Explainer Video: Top 3 Myths about Foreigners in South Africa

Tove van Lennep | Dec 02, 2019
Watch and share this video, to help us counter the top 3 myths about migrants that fuel xenophobia in South Africa.

For more information on the contribution that foreigners make to South Africa, visit the Helen Suzman Foundation article Public opinion versus reality on immigrants in South Africa.

1. On foreigners’ contribution to economic growth and job-creation:

Using a macroeconomic model, the OECD-ILO report found that high-skilled foreign-born workers raise GDP by 2.8% (in comparison with a situation without foreign-born workers), and increase GDP per capita by 2.2% (see Figure 5.7). In terms of employment, high-skilled foreign-born workers raise the number of employed people by 678 000 (consisting of 462 000 additional South African-born workers and 216 000 foreign-born workers). The effects on GDP and employment are greater in the case of medium-skilled and low-skilled workers, due to the greater number of workers in these categories. For example, in 2011 high-skilled foreign-born workers numbered 285 000, compared to 895 000 medium- and low-skilled workers. The effect of medium-skilled and low-skilled immigrant workers on income per capita amounts to 2.8%. The model estimates the immigrant contribution to between 8.9% and 9.1% of national GDP.

The OECD-ILO labour market impact analysis suggests no significant impact of the presence of immigrant workers on South African-born employment at the national level. However, at the sub-national level, the presence of immigrant workers has both negative and positive effects on the South African-born population. It was concluded further that the presence of “new” immigrants, who have been in South Africa for less than ten years, increases both the employment rate and the incomes of local workers.

This is likely a result of the economic growth associated with immigration (together with the reality that immigrants are more likely to be self-employed and therefore employ South Africans), subsiding in the medium term once the economy has adjusted to newcomers.

Moreover, the evidence suggests that immigrants do not necessarily compete for the same jobs as South Africans.
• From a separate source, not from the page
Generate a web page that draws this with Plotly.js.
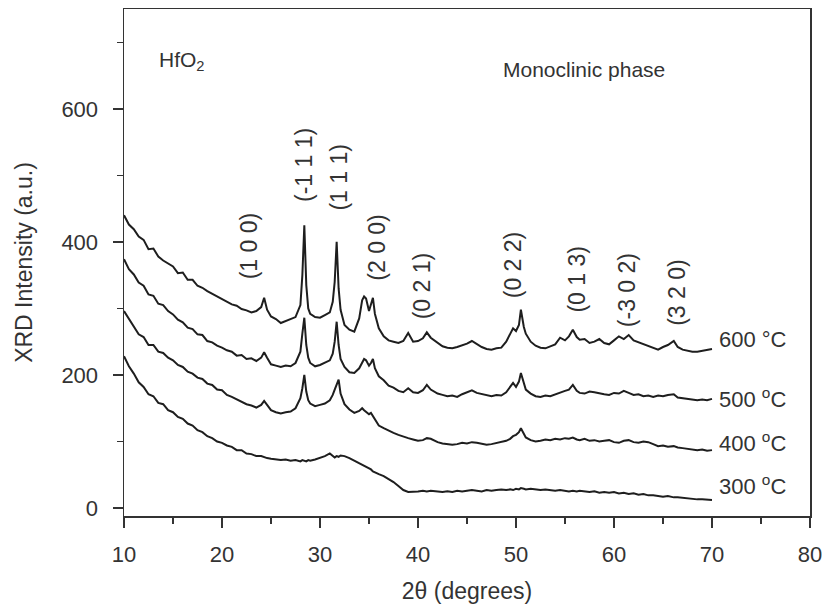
<!DOCTYPE html>
<html>
<head>
<meta charset="utf-8">
<script src="https://cdn.plot.ly/plotly-3.0.1.min.js"></script>
<style>html,body{margin:0;padding:0;background:#fff;}#chart{width:828px;height:605px;}</style>
</head>
<body>
<div id="chart"></div>
<script>
// 2θ grid (degrees)
const twoTheta = [
  10,10.5,11,11.5,12,12.5,13,13.5,14,14.5,15,15.5,16,16.5,17,17.5,18,18.5,19,19.5,20,20.5,21,21.5,22,22.5,23,23.5,24,
  24.3,24.6,25,25.5,26,26.5,27,27.5,28,
  28.2,28.4,28.6,28.8,29,29.5,30,30.5,31,
  31.3,31.5,31.7,31.9,32.1,32.5,33,33.5,34,
  34.3,34.5,34.7,35,35.2,35.4,35.6,
  36,36.5,37,37.5,38,38.5,39,39.5,40,40.5,40.9,41.3,
  42,42.5,43,43.5,44,44.5,45,45.5,46,46.5,47,47.5,48,48.5,49,
  49.4,49.7,50,50.3,50.5,50.8,51,
  51.5,52,52.5,53,53.5,54,54.5,55,55.4,55.8,56.2,
  56.5,57,57.5,58,58.5,59,59.5,60,60.5,61,61.5,62,62.5,63,63.5,64,64.5,65,65.5,
  66.1,66.5,67,67.5,68,68.5,69,69.5,70
];

const i600 = [
  440,426,419,408,403,389,390,378,372,367,363,353,354,343,343,334,331,326,322,317,313,309,306,304,299,297,294,296,302,
  316,298,288,284,278,281,283,287,305,
  350,425,335,300,292,287,286,290,294,
  310,340,400,330,298,275,268,265,285,
  312,318,315,296,305,316,292,
  270,258,252,250,248,251,263,250,251,255,264,256,
  248,243,241,240,242,244,247,251,246,242,239,238,240,241,250,
  262,270,266,275,298,272,262,
  250,244,241,240,243,246,256,252,258,268,257,
  253,254,248,250,254,248,246,252,258,254,260,252,249,246,243,241,238,242,245,
  251,242,238,236,235,235,236,237,239
];

const i500 = [
  374,359,351,339,334,321,319,307,305,296,291,283,279,271,269,261,260,251,249,244,241,237,235,229,230,224,225,221,226,
  234,226,216,214,212,214,213,218,235,
  262,286,245,226,218,213,215,218,222,
  232,250,280,245,224,212,204,203,210,
  220,224,222,214,218,224,210,
  198,192,184,181,176,174,180,174,173,177,185,178,
  172,170,168,169,167,171,174,177,173,171,169,168,170,169,174,
  182,188,182,190,203,186,178,
  172,168,167,169,168,171,173,176,178,185,176,
  173,172,175,174,172,171,170,173,172,176,173,170,171,168,169,167,169,168,170,
  171,166,165,164,163,162,163,162,164
];

const i400 = [
  296,284,273,261,257,245,245,235,233,226,222,215,212,205,202,196,194,187,185,178,177,170,167,163,160,156,154,151,155,
  161,155,147,144,142,144,145,150,165,
  180,200,175,162,157,153,155,157,162,
  170,178,187,193,172,156,148,143,146,
  150,147,145,141,143,138,133,
  124,120,116,113,110,107,105,103,101,102,105,104,
  99,97,96,95,96,98,97,99,98,97,95,96,98,99,101,
  104,108,110,114,120,110,106,
  102,100,101,103,102,104,103,105,104,106,103,
  102,104,101,102,100,101,102,99,98,101,102,99,98,100,99,96,93,94,92,
  93,91,90,89,88,87,88,86,87
];

const i300 = [
  228,213,202,189,182,171,168,158,156,147,144,137,134,127,124,117,114,108,105,100,98,94,92,87,87,82,81,78,78,
  76,75,74,73,72,73,71,72,70,
  72,71,70,72,71,73,75,78,82,
  78,76,78,77,79,78,75,71,67,
  65,63,62,60,58,55,54,
  51,48,44,39,33,27,24,24,25,26,25,26,
  25,24,25,24,26,25,26,27,26,25,27,26,27,28,27,
  28,27,29,28,30,29,28,
  29,28,27,28,27,26,27,26,25,26,25,
  26,25,24,25,23,24,23,24,22,23,21,22,20,21,19,19,18,17,18,
  16,16,15,15,14,13,13,12,12
];

const seriesNames = ["300 °C", "400 °C", "500 °C", "600 °C"];
const tempLabels = ["300 <sup>o</sup>C", "400 <sup>o</sup>C", "500 <sup>o</sup>C", "600 °C"];
const hklLabels = ["(1 0 0)", "(-1 1 1)", "(1 1 1)", "(2 0 0)", "(0 2 1)", "(0 2 2)", "(0 1 3)", "(-3 0 2)", "(3 2 0)"];
const xTicks = [10, 20, 30, 40, 50, 60, 70, 80];
const yTicks = [0, 200, 400, 600];

const allSeries = [i300, i400, i500, i600];
const lineColor = "#1e1e1e";
const textColor = "#333333";
const fontFam = "Liberation Sans, Arial, Helvetica, sans-serif";

const traces = allSeries.map((ys, k) => ({
  type: "scatter", mode: "lines", name: seriesNames[k],
  x: twoTheta, y: ys,
  line: {color: lineColor, width: 2},
  hoverinfo: "x+y+name"
}));

// label placements (data coordinates)
const tempPos = [[70.5, 35], [70.5, 99], [70.5, 165], [70.5, 253]];
const hklPos = [[22.7, 394], [28.3, 516], [31.9, 496], [35.8, 391], [40.5, 333], [49.7, 365], [56.2, 343], [61.4, 327], [66.4, 323]];

const annotations = [];
tempLabels.forEach((t, k) => annotations.push({
  x: tempPos[k][0], y: tempPos[k][1], xref: "x", yref: "y", text: t,
  showarrow: false, xanchor: "left", yanchor: "middle",
  font: {family: fontFam, size: 22, color: textColor}
}));
hklLabels.forEach((t, k) => annotations.push({
  x: hklPos[k][0], y: hklPos[k][1], xref: "x", yref: "y", text: t,
  showarrow: false, textangle: -90, xanchor: "center", yanchor: "middle",
  font: {family: fontFam, size: 23, color: textColor}
}));
annotations.push({
  x: 13.4, y: 672, xref: "x", yref: "y", text: "HfO<sub>2</sub>",
  showarrow: false, xanchor: "left", yanchor: "middle",
  font: {family: fontFam, size: 21, color: textColor}
});
annotations.push({
  x: 48.5, y: 659, xref: "x", yref: "y", text: "Monoclinic phase",
  showarrow: false, xanchor: "left", yanchor: "middle",
  font: {family: fontFam, size: 21, color: textColor}
});

const layout = {
  width: 828, height: 605,
  margin: {l: 124, r: 18, t: 9, b: 89, pad: 0},
  paper_bgcolor: "#ffffff", plot_bgcolor: "#ffffff",
  showlegend: false,
  font: {family: fontFam, size: 22, color: textColor},
  xaxis: {
    range: [10, 80], tickvals: xTicks, ticktext: xTicks.map(String),
    ticks: "outside", ticklen: 10, tickwidth: 1.5, tickcolor: "#333",
    minor: {dtick: 5, tick0: 0, ticks: "outside", ticklen: 6, tickwidth: 1.5, tickcolor: "#333"},
    showline: true, linecolor: "#333", linewidth: 1.5, mirror: true,
    showgrid: false, zeroline: false,
    ticklabelstandoff: 8,
    tickfont: {family: fontFam, size: 22, color: textColor},
    title: {text: "2θ (degrees)", standoff: 17, font: {family: fontFam, size: 23, color: textColor}}
  },
  yaxis: {
    range: [-12, 750], tickvals: yTicks, ticktext: yTicks.map(String),
    ticks: "outside", ticklen: 10, tickwidth: 1.5, tickcolor: "#333",
    minor: {dtick: 100, tick0: 0, ticks: "outside", ticklen: 6, tickwidth: 1.5, tickcolor: "#333"},
    showline: true, linecolor: "#333", linewidth: 1.5, mirror: true,
    showgrid: false, zeroline: false,
    ticklabelstandoff: 10,
    tickfont: {family: fontFam, size: 22, color: textColor},
    title: {text: "XRD Intensity (a.u.)", standoff: 22, font: {family: fontFam, size: 23, color: textColor}}
  },
  annotations: annotations
};

Plotly.newPlot("chart", traces, layout, {displayModeBar: false, staticPlot: true});
</script>
</body>
</html>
This is in line with South Africa’s critical skills-based immigration policies, but also the “backdoor” phenomenon, by which immigrants are allowed to enter to fill informal sector or low-skilled jobs, but only on a temporary basis and with little job protection.

2. On foreigners’ contribution to the prison population:

SAPS does not release data on the nationality of persons arrested or convicted of crime but, in response to a parliamentary question in June 2017, the Minister of Justice Correctional Services stated that 11 842 foreign nationals were in prison, of which 1 380 were there solely by virtue of being illegally present in South Africa. This means that only 6.4% of people in South African prisons, either convicted or remanded for other crimes at that time, were foreign nationals. This is below the 7.1% proportion of the population that they constitute.

3. On deportation statistics:

The Department of Home Affairs publishes deportation figures in its annual reports. The figures represented by the graph in the video begin at the peak of 280 837 deportations in 2009, and end at 15 033 deportations in 2018.